Results tagged “identity” from kwc blog

Flickr/Yahoo! account $#!tstorm


Flickr made a big announcement that the countdown to the single sign-on has started: in other words, away with your 'old skool' Flickr login and welcome to the world of Yahoo! integrated logins. This has produced a very active thread in the Flickr forums. It's funny to see actions of near-surprise, given that this was foreshadowed when Flickr was originally bought by Yahoo. But more than the feigned shock, this has been interesting study for me as to why some people are reacting so negatively. It takes me back to an older entry where I discuss my own personal theory on megaservices attempting to do public community sites:

... my Google and my Yahoo identities are too personal to give away in a community service. Google/Yahoo identities are tied to e-mail, search history, calendars, and more. If you publicly reveal that identity you at least open yourself up to more spam and at worst invite identity theft of a much larger scale: determined individuals can figure out who I am from my Flickr account, but that's because I chose to tie my Flickr account to my overall 'kwc' moniker. It's related to danah boyd's mention of managing social contexts, e.g. teens don't necessarily want to hang out in the same social space as their parents (related: MySpace is drawing older visitors, study finds).

There is also a technological corollaries to this. My "home page" for Google is private-facing while my "home page" for Flickr is public facing. A company managing your private identity has to have less lax login procedures: Flickr can keep you signed in for weeks, Yahoo needs to sign you out almost immediately. There is also screen-handle assignment: I can be 'kwc' on Flickr, due to the smaller user population, but there is no way I would ever be able to get that for Yahoo.

So, what is the point of all this pontificating? To go back to the original question, I do think big companies storing your private data can successfully create new public community services, but they have to create separated sandboxes for these services. They have to allow 'alter egos', perhaps many, so that you can remain in control of your privacy. This is what they effectively do when these large companies acquire community services, but sometimes attempt ruin the whole deal, e.g. Yahoo's announcing they will merge Flickr accounts with Yahoo! accounts. Arguably, this is what Google did with Orkut, but Orkut couldn't scale to meet demand.

I thought there was a tad bit of wisdom there -- after all, Google's Picasa Web albums now allows you to create an alterego URL for sharing your photos. But I think I was wrong, at least in the case of anything to do with Yahoo. Reading through the thread, it basically boils down to: Yahoo... isn't... cool.

That's a bit of an oversimplification, but a lot of it boils down to the fact that Yahoo is a bad brand and some Flickrati don't want to be associated with it. Flickr, after all, is a high mark of Web 2.0 brand coolness: Apple may own the vowel 'i', but Flickr has caused countless sites to disown 'e'. But this changes everything. You now have Thomas Hawk of Zooomr (a Flickr clone in both design and vowel omission) not-so-subtly trying to poach Flickr members in Flickr's own forums.

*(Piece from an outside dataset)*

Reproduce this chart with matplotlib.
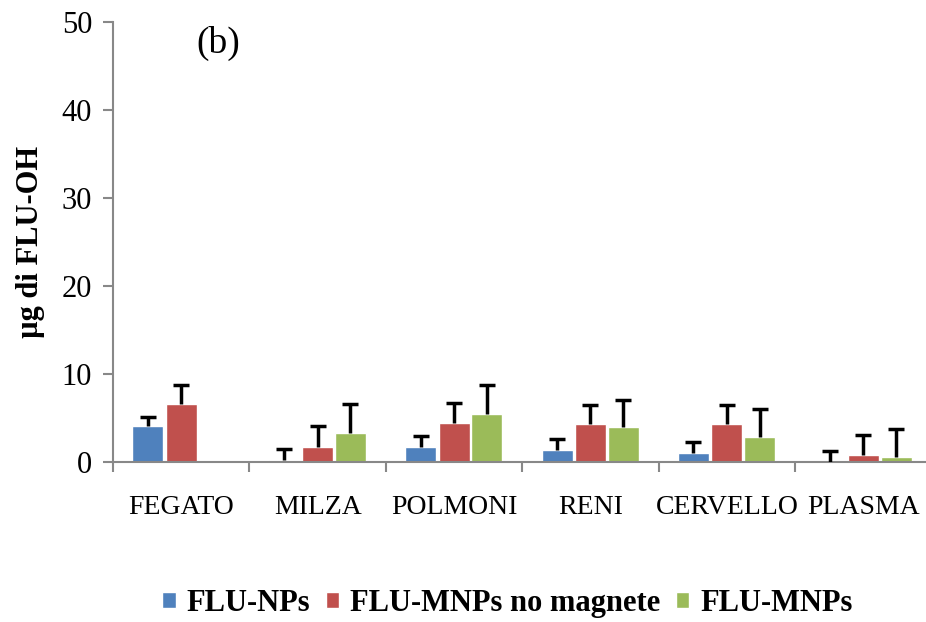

The fact is, Flickr did just about everything right*, but the bad brand experience of Yahoo outweighs this. In other words, Yahoo has done plenty to make its brand a pariah. Many in the Flickr forums think a Yahoo ID means that they have to re-login everytime they open their browser. Many also think that their Flickr accounts are going to be deleted for inactivity the same way other Yahoo properties do. But there's actually no difference with this transition: the Flickr team changed nothing other than requiring a Yahoo login ID. You can even use one Yahoo account to login to Flickr and then login with a different Yahoo ID, all the while staying logged into the Flickr (for those worried about their Flickr identity being tied to their more private data). But still, the Y! merger makes Yahoo's bad brand experience transitive.

This isn't to say that if you were to substitute Google for Yahoo you wouldn't have the typical "X is evil" comments, but there are least several comments in the thread that indicate that this only matters to them because Yahoo sucks in comparison to Google. I feel a bit sorry for Yahoo. They acquire many companies I like (Flickr,, MyBlogLog), they release cool projects like the Creative Commons Search, and they have interesting bloggers like Jeremy Zawodny, Tom Coates, and (briefly) Simon Willison. But then you read scathing articles in Wired on their CEO and you feel sorry for the individuals that do good work at a company that doesn't have it all together.

Anyway, my take on this was to extend my Flickr Pro membership 2 more years. It was actually due to expire when the switch was going to be thrown, but I've liked the acquisition by Yahoo. I doubt that unlimited uploads would have occurred if Flickr was still a small company. I also suspect that there would have been a lot more "Flickr is having a massage" messages. Unlike many other sites, Flickr provides a public API so that I can walk away with my data whenever I please.

* Flickr did also announce a 3000 contact limit at 75 tag limit, all in the name of performance. The contact limit only affects 300/6,000,000 of their user base, but arbitrary limits always come off as... arbitrary.